--- BEGIN ---

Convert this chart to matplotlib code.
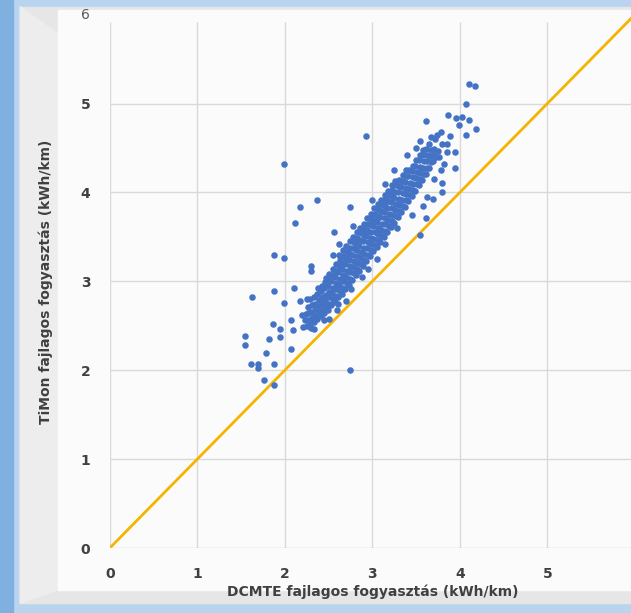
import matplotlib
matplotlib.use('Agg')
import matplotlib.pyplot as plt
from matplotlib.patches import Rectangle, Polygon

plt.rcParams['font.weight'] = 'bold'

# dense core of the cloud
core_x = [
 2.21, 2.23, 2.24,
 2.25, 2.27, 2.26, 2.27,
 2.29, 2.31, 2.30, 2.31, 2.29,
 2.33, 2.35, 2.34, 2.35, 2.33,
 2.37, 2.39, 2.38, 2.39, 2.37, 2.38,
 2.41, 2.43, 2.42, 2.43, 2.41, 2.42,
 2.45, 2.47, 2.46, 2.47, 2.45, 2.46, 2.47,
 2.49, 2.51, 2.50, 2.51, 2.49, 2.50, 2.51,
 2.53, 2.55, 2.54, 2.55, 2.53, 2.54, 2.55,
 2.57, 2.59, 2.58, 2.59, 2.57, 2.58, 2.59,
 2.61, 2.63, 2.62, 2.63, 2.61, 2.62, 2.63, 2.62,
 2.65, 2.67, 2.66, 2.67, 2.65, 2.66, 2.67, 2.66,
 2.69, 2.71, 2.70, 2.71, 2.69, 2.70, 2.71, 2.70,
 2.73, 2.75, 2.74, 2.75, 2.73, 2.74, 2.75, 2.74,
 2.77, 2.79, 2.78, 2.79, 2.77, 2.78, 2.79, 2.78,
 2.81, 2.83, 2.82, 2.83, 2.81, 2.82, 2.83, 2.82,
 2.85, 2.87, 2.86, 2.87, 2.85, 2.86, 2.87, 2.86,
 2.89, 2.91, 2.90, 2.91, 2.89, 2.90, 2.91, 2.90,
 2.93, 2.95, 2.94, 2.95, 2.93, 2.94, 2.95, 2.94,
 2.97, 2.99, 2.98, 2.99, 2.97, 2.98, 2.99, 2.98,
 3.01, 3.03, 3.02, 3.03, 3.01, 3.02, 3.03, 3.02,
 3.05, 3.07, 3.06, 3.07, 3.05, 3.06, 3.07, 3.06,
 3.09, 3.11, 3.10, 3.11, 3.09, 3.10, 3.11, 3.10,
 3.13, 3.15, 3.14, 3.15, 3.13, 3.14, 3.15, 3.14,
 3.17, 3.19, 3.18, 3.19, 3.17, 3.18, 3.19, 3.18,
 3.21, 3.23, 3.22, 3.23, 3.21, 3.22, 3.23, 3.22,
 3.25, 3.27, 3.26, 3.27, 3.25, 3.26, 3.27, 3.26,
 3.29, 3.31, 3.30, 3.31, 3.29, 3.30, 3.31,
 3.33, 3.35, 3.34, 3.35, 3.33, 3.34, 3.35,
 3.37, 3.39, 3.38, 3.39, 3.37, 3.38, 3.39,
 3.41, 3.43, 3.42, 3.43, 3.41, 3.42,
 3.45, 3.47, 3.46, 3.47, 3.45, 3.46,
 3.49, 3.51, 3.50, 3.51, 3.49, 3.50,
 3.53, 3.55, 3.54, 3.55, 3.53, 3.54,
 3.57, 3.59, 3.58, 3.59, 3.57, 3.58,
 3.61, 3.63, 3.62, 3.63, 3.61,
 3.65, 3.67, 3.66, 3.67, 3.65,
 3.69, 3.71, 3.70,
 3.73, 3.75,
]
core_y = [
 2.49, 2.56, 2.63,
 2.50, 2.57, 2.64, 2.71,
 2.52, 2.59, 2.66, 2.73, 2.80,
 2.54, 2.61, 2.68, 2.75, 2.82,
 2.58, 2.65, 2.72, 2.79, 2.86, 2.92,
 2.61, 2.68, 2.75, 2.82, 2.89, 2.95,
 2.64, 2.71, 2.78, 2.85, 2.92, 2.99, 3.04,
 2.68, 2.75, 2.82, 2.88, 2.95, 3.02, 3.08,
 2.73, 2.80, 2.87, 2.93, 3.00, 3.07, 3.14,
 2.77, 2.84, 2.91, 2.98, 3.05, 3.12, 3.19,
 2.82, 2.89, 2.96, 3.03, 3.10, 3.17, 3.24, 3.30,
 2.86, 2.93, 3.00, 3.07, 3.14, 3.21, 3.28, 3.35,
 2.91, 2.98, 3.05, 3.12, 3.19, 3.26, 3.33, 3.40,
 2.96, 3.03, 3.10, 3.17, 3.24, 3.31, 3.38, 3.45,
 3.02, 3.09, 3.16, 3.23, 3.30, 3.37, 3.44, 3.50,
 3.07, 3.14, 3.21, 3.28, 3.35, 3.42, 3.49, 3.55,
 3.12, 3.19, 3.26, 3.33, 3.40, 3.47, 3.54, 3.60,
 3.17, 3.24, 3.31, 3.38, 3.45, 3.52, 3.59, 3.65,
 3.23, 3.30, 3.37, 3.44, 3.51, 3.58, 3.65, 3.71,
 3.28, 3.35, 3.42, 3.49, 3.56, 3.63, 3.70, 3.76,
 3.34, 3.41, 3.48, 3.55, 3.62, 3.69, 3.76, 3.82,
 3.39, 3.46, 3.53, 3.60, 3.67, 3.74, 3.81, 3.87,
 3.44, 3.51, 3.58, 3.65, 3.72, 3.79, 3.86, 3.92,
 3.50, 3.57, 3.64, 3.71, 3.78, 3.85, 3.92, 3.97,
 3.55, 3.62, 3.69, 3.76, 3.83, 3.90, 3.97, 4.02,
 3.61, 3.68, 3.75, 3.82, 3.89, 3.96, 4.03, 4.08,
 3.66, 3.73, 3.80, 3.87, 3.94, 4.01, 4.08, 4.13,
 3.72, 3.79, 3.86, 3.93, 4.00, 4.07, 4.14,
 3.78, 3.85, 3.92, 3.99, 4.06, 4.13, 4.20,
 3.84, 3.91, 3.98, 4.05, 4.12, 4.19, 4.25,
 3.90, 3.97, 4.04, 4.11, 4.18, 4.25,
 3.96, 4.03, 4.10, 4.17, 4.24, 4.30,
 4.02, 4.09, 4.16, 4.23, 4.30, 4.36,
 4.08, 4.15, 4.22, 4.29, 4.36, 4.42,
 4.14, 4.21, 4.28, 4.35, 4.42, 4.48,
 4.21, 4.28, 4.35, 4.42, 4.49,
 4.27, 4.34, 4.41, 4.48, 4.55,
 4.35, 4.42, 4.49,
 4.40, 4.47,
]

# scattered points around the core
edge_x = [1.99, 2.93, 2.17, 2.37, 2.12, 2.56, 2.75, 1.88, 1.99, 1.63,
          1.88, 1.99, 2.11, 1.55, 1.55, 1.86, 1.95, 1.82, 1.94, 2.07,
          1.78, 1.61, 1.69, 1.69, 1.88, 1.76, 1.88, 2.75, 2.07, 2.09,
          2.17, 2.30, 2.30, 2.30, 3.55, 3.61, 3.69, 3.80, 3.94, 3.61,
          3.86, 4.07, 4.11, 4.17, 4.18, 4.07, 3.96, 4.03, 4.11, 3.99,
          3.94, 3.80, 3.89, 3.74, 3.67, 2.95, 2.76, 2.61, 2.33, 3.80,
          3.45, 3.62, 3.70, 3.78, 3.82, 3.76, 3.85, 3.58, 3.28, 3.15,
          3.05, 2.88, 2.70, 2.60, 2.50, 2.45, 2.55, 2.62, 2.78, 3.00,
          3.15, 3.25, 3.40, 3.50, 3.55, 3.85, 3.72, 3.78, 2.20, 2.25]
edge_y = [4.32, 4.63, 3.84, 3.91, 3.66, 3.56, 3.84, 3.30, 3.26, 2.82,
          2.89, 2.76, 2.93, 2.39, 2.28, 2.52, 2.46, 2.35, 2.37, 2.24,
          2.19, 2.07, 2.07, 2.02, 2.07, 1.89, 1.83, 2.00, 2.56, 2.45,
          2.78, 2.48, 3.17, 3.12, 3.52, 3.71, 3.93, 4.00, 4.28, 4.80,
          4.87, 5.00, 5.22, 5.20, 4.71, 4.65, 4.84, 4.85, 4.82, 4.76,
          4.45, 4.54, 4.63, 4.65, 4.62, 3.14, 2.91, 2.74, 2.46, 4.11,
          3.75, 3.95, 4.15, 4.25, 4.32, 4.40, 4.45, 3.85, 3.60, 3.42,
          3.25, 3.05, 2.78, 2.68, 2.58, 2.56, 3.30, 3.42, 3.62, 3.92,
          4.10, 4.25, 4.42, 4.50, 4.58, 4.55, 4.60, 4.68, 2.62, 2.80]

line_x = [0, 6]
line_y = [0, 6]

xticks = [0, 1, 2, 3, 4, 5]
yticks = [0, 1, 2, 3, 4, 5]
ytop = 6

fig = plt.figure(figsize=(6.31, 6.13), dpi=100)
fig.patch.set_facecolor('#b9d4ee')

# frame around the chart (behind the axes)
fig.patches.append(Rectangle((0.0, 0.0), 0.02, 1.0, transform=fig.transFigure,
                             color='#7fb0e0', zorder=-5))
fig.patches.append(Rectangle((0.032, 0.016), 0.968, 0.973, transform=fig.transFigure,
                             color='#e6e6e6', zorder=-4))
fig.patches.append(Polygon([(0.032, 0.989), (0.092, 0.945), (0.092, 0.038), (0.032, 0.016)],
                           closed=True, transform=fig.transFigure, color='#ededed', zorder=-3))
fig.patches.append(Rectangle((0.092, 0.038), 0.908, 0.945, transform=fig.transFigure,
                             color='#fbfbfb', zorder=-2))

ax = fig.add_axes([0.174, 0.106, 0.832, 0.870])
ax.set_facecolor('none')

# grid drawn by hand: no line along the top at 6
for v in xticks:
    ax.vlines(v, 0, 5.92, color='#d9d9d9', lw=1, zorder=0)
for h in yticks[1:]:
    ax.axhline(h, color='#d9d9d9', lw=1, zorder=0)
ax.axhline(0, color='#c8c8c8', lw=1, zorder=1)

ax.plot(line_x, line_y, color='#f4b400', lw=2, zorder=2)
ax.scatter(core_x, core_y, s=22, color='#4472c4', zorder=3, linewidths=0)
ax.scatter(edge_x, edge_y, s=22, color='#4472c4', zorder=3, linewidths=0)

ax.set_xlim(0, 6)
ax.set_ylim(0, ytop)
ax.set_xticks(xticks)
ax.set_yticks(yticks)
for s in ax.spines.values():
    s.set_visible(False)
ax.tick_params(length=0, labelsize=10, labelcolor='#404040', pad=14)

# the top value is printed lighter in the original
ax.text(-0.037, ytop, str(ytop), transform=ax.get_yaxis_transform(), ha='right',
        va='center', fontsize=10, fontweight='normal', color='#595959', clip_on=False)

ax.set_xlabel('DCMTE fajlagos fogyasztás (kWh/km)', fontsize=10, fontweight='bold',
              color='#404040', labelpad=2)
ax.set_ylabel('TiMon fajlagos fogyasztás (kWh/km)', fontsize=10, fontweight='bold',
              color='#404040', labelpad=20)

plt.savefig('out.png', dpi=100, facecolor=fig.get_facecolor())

--- END ---

_PROBLEM DETAILS_: Copy nothing but the lines from the top of the material through the line holding "plt.rcParams['font.weight'] = 'bold'", exactly as written; omit pictures.

_CORRECT RESPONSE_:
Convert this chart to matplotlib code.
import matplotlib
matplotlib.use('Agg')
import matplotlib.pyplot as plt
from matplotlib.patches import Rectangle, Polygon

plt.rcParams['font.weight'] = 'bold'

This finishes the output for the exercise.